Posted: Sun Sep 20, 2009 11:50 pm
by StefanY
Frankenstein, or The Modern Prometheus

Written in the early 19th century, Frankenstein is a novel that is fairly easy to read and find entertainment value in even by today's standards. The rich language and Shelley's authorial style create an environment that allows the reader to totally submerse themselves into Victor's world.

The story itself is presented as a story within a story within a story (an sometimes even a level or two deeper than that) as a ship captain named Walton writes letters to his sister in England about his voyage across the top of the world and the strange tale of the man (Victor Frankenstein) that he encounters there.

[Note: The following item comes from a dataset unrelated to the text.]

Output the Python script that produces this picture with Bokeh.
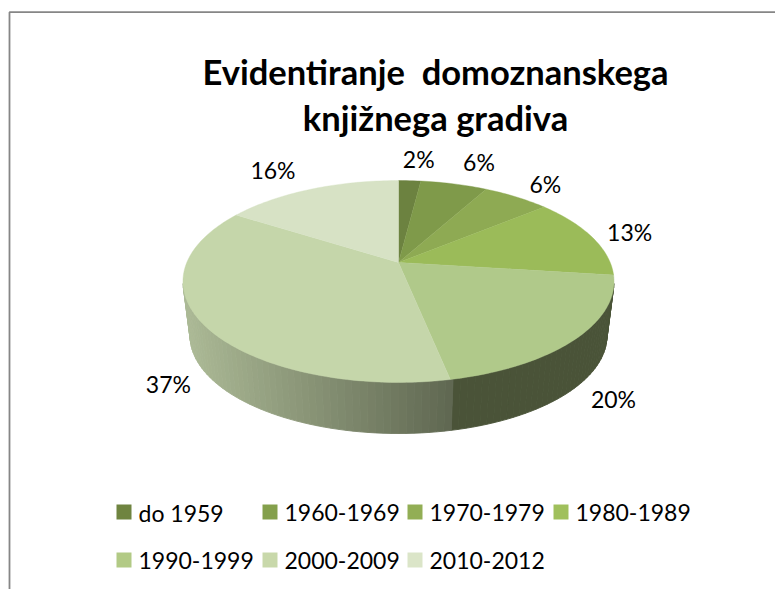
from bokeh.plotting import figure
from bokeh.models import Range1d
from bokeh.core.properties import value
from bokeh.embed import file_html
from bokeh.resources import INLINE
import math

title_lines = ["Evidentiranje \u00a0domoznanskega", "knjižnega gradiva"]
categories = ["do 1959", "1960-1969", "1970-1979", "1980-1989", "1990-1999", "2000-2009", "2010-2012"]
percent = [2, 6, 6, 13, 19.8, 37.2, 16]
colors = ["#6c8240", "#7f9a4a", "#8eaa53", "#9bbb59", "#b0c98a", "#c5d6aa", "#d7e2c5"]
legend_colors = ["#6f8440", "#84a04c", "#92ae55", "#a0c05c", "#b2ca85", "#c8d8aa", "#dbe5c8"]
wall_dark = "#4a5338"
wall_light = (172, 186, 150)
wall_end = (96, 104, 82)

W, H = 775, 589
CX, CY = 398, 262
A, B, K = 211.7, 97.4, 0.188
SHRINK, DROP = 0.967, 55
FONT = "Lato"


def rim(turn, scale=1.0, drop=0.0):
    t = 2 * math.pi * turn
    w = 1 + K * math.cos(t)
    return CX + scale * A * math.sin(t) / w, CY - scale * B * math.cos(t) / w + drop


p = figure(width=W, height=H, output_backend="svg", toolbar_location=None,
           x_range=Range1d(0, W), y_range=Range1d(H, 0), min_border=0)
p.axis.visible = False
p.grid.visible = False
p.outline_line_color = None
p.background_fill_color = "white"
p.border_fill_color = "white"

# frame: left and top edges only
p.line([9, 9, W + 2], [H + 2, 11.7, 11.7], line_color="#868686", line_width=1.8)

total = sum(percent)
edges = [0]
for v in percent:
    edges.append(edges[-1] + v / total)

# side wall, light to dark from the left
seam = edges[5]
start, end = 102 / 360, 258 / 360
n = 90
for i in range(n):
    a0 = start + (end - start) * i / n
    a1 = start + (end - start) * (i + 1) / n
    mid = (a0 + a1) / 2
    if mid < seam:
        col = wall_dark
    else:
        x = rim(mid)[0]
        x0, x1 = rim(end)[0], rim(seam)[0]
        f = max(0.0, min(1.0, (x - x0) / (x1 - x0)))
        col = "#%02x%02x%02x" % tuple(round(l + (e - l) * f) for l, e in zip(wall_light, wall_end))
    t0, t1, b1, b0 = rim(a0), rim(a1), rim(a1, SHRINK, DROP), rim(a0, SHRINK, DROP)
    p.patch([t0[0], t1[0], b1[0], b0[0]], [t0[1], t1[1], b1[1], b0[1]],
            fill_color=col, line_color=col, line_width=0.9)

# top face
for i, c in enumerate(colors):
    steps = max(4, int(percent[i] * 3))
    pts = [rim(edges[i] + (edges[i + 1] - edges[i]) * s / steps) for s in range(steps + 1)]
    p.patch([CX] + [q[0] for q in pts], [CY] + [q[1] for q in pts],
            fill_color=c, line_color=c, line_width=0.4)

# data labels: projected slice middle plus a nudge
nudges = [(9, -22), (25, -22), (29, -13), (38, -5), (37, 61), (-35, 60), (-38, -19)]
for i, v in enumerate(percent):
    q = rim((edges[i] + edges[i + 1]) / 2)
    p.text([q[0] + nudges[i][0]], [q[1] + nudges[i][1]], text=[f"{round(v)}%"],
           text_font=value(FONT), text_font_size="23px", text_color="#000000",
           text_align="center", text_baseline="middle")

# title
for line, y in zip(title_lines, [71, 117]):
    p.text([435], [y], text=[line], text_font=value(FONT), text_font_style="bold",
           text_font_size="34.5px", text_color="#000000", text_align="center", text_baseline="middle")

# legend
cols_x = [116, 262, 407, 553]
rows_y = [512, 560]
for i, name in enumerate(categories):
    x = cols_x[i % 4]
    y = rows_y[i // 4]
    p.quad(left=[x], right=[x + 15], top=[y - 8], bottom=[y + 7], fill_color=legend_colors[i], line_color=None)
    p.text([x + 22], [y], text=[name], text_font=value(FONT), text_font_size="23px",
           text_color="#000000", text_align="left", text_baseline="middle")

open("out.html", "w").write(file_html(p, INLINE))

It is Victor's story that occupies most of the novel, and though most modern readers are aware of the Hollywood version of the famous Frankenstein monster, those unfamiliar with the actual novel version are in for a great surprise in the way that the creature is depicted in the novel. Hollywood has taken so many liberties with this tale and the depictions of the characters that reading the original is almost like opening one's mind to entirely new material. Shelley presents us with an incredibly thought provoking and fleshed out tale requiring the reader to put some serious thought into the morality of intense scientific research in the area of the creation of life.

With this novel, Shelley opened the door to the later development of the Science Fiction genre. In a move that is almost pure genius, Shelley avoids the need for the reader to have to suspend belief in the scientific method used to create another living being from dead tissue by allowing Victor to keep his methods undisclosed for fear that another scientist will follow his direction and make the same mistakes that he did in creating his monster.

All in all a very good novel!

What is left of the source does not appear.